Tatsächlich ist Jürgen sehr angetan, weniger vom mittlerweile kalten Ohr als von der Aussicht auf sein erstes richtiges Schlachtfest. Also packen wir die jüngsten beiden Söhne ein und marschieren zum Hof, wo die Party steigt. Es ist extra noch ein Cousin dazugekommen, der besser Deutsch spricht als Bogdan. Er setzt unsere Söhne kurzerhand auf die Stute Stella und führt sie ein paarmal die Straße auf und ab. »Schau mal, Mama, ich bin ein Ritter!«, quietscht Johann. Währenddessen tischen Tante Felicia und Bogdan auf, was Küche, Stall und Grill hergeben: Kräutersalz, Hausbrot, eingelegte Gurken, knusprige Fleischstückchen. Wein und Schnaps werden geradezu unbarmherzig nachgeschenkt.
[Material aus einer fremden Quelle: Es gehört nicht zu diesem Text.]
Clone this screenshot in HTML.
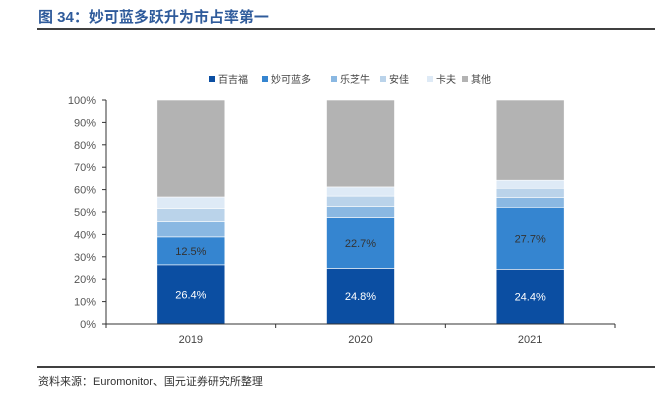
<!DOCTYPE html>
<html><head><meta charset="utf-8"><style>
body{margin:0;background:#fff;width:671px;height:408px;overflow:hidden;font-family:"Liberation Sans","Noto Sans CJK SC",sans-serif}
</style></head><body>
<svg width="671" height="408" xmlns="http://www.w3.org/2000/svg">
<text x="38" y="22" font-size="15" font-weight="bold" fill="#2f5b9b" font-family="Liberation Sans,Noto Sans CJK SC,sans-serif">图 34：妙可蓝多跃升为市占率第一</text>
<line x1="37" y1="29" x2="655" y2="29" stroke="#000" stroke-width="1.5"/>
<g id="legend"></g>
<g id="plot"></g>
<line x1="37" y1="367" x2="655" y2="367" stroke="#000" stroke-width="1.5"/>
<text x="38" y="385" font-size="11" fill="#333" font-family="Liberation Sans,Noto Sans CJK SC,sans-serif">资料来源：Euromonitor、国元证券研究所整理</text>
</svg>
<script>
const categories=["2019","2020","2021"];
const seriesNames=["百吉福","妙可蓝多","乐芝牛","安佳","卡夫","其他"];
const baijifu=[26.4,24.8,24.4];
const miaoke=[12.5,22.7,27.7];
const lezhiniu=[6.8,4.9,4.3];
const anjia=[5.9,4.7,4.2];
const kafu=[5.1,4.1,3.6];
const others=[43.3,38.8,35.8];
const yTicks=[0,10,20,30,40,50,60,70,80,90,100];
const labelShown=[true,true,false,false,false,false];
const colors=["#0b4ea2","#3585d0","#8ab8e2","#bad3ea","#deeaf6","#b3b3b3"];
const ns="http://www.w3.org/2000/svg";
const plot=document.getElementById('plot'),legend=document.getElementById('legend');
const X0=106,X1=615,Y0=324,Y1=100,BW=68;
const y=v=>Y0-(v/100)*(Y0-Y1);
const xc=i=>X0+(X1-X0)/categories.length*(i+0.5);
function mk(tag,a,p){const e=document.createElementNS(ns,tag);for(const k in a)e.setAttribute(k,a[k]);p.appendChild(e);return e;}
const series=[baijifu,miaoke,lezhiniu,anjia,kafu,others];
yTicks.forEach(t=>{
 const tx=mk('text',{x:96,y:y(t)+4,'font-size':11,fill:'#555','text-anchor':'end'},plot);
 
 
 tx.textContent=t+'%';
 const tk=mk('line',{x1:X0-4,x2:X0,y1:y(t),y2:y(t),stroke:'#333'},plot);
 
 
});
categories.forEach((c,i)=>{
 let cum=0;
 series.forEach((s,k)=>{
  const v=s[i];
  const r=mk('rect',{x:xc(i)-BW/2,y:y(cum+v),width:BW,height:y(cum)-y(cum+v),fill:colors[k],stroke:'#fff','stroke-width':0.6},plot);
  
  
  if(labelShown[k]){
   const t=mk('text',{x:xc(i),y:(y(cum)+y(cum+v))/2+4,'font-size':11,fill:k==0?'#fff':'#333','text-anchor':'middle'},plot);
   
   
   t.textContent=v.toFixed(1)+'%';
  }
  cum+=v;
 });
 const xl=mk('text',{x:xc(i),y:343,'font-size':11,fill:'#444','text-anchor':'middle'},plot);
 
 
 xl.textContent=c;
});
for(let i=0;i<=categories.length;i++){
 const x=X0+(X1-X0)/categories.length*i;
 const tk=mk('line',{x1:x,x2:x,y1:Y0,y2:Y0+4,stroke:'#333'},plot);
 
 
}
const ax=mk('line',{x1:X0,x2:X0,y1:Y1,y2:Y0,stroke:'#333'},plot);


const axx=mk('line',{x1:X0,x2:X1,y1:Y0,y2:Y0,stroke:'#333'},plot);


const lx=[209,262,331,380,427,462];
seriesNames.forEach((n,k)=>{
 const g=mk('g',{},legend);
 
 
 mk('rect',{x:lx[k],y:76,width:6,height:6,fill:colors[k]},g);
 const t=mk('text',{x:lx[k]+9,y:83,'font-size':10,fill:'#444'},g);
 t.textContent=n;
});
</script>
</body></html>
Das einzige nicht hausgemachte Produkt ist die Fanta für die Kinder.
Und wir lernen ein tolles Gerät kennen, eine Eisenschale auf Füßen mit Stiel in der Mitte: Kochtopf und Grill in einem. Man stellt es einfach direkt in die Glut und lässt im breiten Rand zum Beispiel frischen Speck aus. Bogdan frittiert darin Kartoffelstücke. Bisschen selbst gemixtes Kräutersalz von Tante Felicia drüber: Fertig. Ungelogen die besten »Pommes« meines Lebens. Nicht mal Johann fragt nach Ketchup.
»Wir grillen auch sehr gerne«, smalltalke ich, erzähle von unserem Lieblingsrezept für Stockbrot und erkläre, dass das in Deutschland aber oft nicht so einfach ist. Die Nachbarn regen sich über den Rauch auf, es gibt vorgeschriebene Abstände zu Wohnhäusern und so weiter und so weiter.
»Ja, ich weiß«, nickt der Cousin. »Ich wollte auch mal in Deutschland grillen. Dafür bin ich extra zu einem Grillplatz gefahren. Da standen sogar Schilder: Grillplatz. Dann habe ich angefangen, aber da kam schon die Polizei. Die haben gesagt, so, wie ich grille, darf ich da nicht grillen.« Er lacht und zieht die Schultern hoch. »Dann bin ich halt woanders hingefahren, wo kein Grillplatz war, und hab da gegrillt …«
Das geschenkte Ohr übrigens wird natürlich auch noch verwertet, ich brate es später zusammen mit klein geschnittenen Schwartenstückchen im eigenen Fett knusprig. Köstlich!